> **COLLECTED MATERIAL**:

========

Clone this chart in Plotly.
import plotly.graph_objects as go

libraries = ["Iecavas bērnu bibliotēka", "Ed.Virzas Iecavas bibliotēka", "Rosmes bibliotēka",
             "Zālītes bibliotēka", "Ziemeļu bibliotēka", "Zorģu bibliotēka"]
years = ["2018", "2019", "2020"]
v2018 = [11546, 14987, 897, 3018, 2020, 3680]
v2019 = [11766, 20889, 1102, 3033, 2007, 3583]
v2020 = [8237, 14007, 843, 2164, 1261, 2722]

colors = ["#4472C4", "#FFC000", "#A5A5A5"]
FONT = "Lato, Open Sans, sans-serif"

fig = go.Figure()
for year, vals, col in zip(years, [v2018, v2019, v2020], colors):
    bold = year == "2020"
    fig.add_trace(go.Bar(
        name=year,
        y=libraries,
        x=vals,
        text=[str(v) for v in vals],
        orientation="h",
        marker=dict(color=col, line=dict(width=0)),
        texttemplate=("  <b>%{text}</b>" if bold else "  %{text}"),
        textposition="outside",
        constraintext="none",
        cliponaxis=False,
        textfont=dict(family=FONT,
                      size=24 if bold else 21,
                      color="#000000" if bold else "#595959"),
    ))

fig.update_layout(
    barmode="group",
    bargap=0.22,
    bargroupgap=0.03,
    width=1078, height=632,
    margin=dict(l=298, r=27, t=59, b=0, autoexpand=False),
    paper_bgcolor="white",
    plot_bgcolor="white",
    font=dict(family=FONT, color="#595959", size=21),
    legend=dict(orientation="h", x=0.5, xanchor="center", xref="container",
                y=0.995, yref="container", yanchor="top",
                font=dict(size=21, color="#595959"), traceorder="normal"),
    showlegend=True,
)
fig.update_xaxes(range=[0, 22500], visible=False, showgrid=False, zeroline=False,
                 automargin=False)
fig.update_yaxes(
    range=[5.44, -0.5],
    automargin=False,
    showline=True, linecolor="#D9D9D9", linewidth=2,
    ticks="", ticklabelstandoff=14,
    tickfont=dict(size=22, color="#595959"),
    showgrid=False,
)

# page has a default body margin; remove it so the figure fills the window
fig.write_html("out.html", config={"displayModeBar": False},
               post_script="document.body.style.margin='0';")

========

> **EXERCISE DETAILS**: Return what is listed above, exactly and completely.

> **EXERCISE ANSWER**:
Clone this chart in Plotly.
import plotly.graph_objects as go

libraries = ["Iecavas bērnu bibliotēka", "Ed.Virzas Iecavas bibliotēka", "Rosmes bibliotēka",
             "Zālītes bibliotēka", "Ziemeļu bibliotēka", "Zorģu bibliotēka"]
years = ["2018", "2019", "2020"]
v2018 = [11546, 14987, 897, 3018, 2020, 3680]
v2019 = [11766, 20889, 1102, 3033, 2007, 3583]
v2020 = [8237, 14007, 843, 2164, 1261, 2722]

colors = ["#4472C4", "#FFC000", "#A5A5A5"]
FONT = "Lato, Open Sans, sans-serif"

fig = go.Figure()
for year, vals, col in zip(years, [v2018, v2019, v2020], colors):
    bold = year == "2020"
    fig.add_trace(go.Bar(
        name=year,
        y=libraries,
        x=vals,
        text=[str(v) for v in vals],
        orientation="h",
        marker=dict(color=col, line=dict(width=0)),
        texttemplate=("  <b>%{text}</b>" if bold else "  %{text}"),
        textposition="outside",
        constraintext="none",
        cliponaxis=False,
        textfont=dict(family=FONT,
                      size=24 if bold else 21,
                      color="#000000" if bold else "#595959"),
    ))

fig.update_layout(
    barmode="group",
    bargap=0.22,
    bargroupgap=0.03,
    width=1078, height=632,
    margin=dict(l=298, r=27, t=59, b=0, autoexpand=False),
    paper_bgcolor="white",
    plot_bgcolor="white",
    font=dict(family=FONT, color="#595959", size=21),
    legend=dict(orientation="h", x=0.5, xanchor="center", xref="container",
                y=0.995, yref="container", yanchor="top",
                font=dict(size=21, color="#595959"), traceorder="normal"),
    showlegend=True,
)
fig.update_xaxes(range=[0, 22500], visible=False, showgrid=False, zeroline=False,
                 automargin=False)
fig.update_yaxes(
    range=[5.44, -0.5],
    automargin=False,
    showline=True, linecolor="#D9D9D9", linewidth=2,
    ticks="", ticklabelstandoff=14,
    tickfont=dict(size=22, color="#595959"),
    showgrid=False,
)

# page has a default body margin; remove it so the figure fills the window
fig.write_html("out.html", config={"displayModeBar": False},
               post_script="document.body.style.margin='0';")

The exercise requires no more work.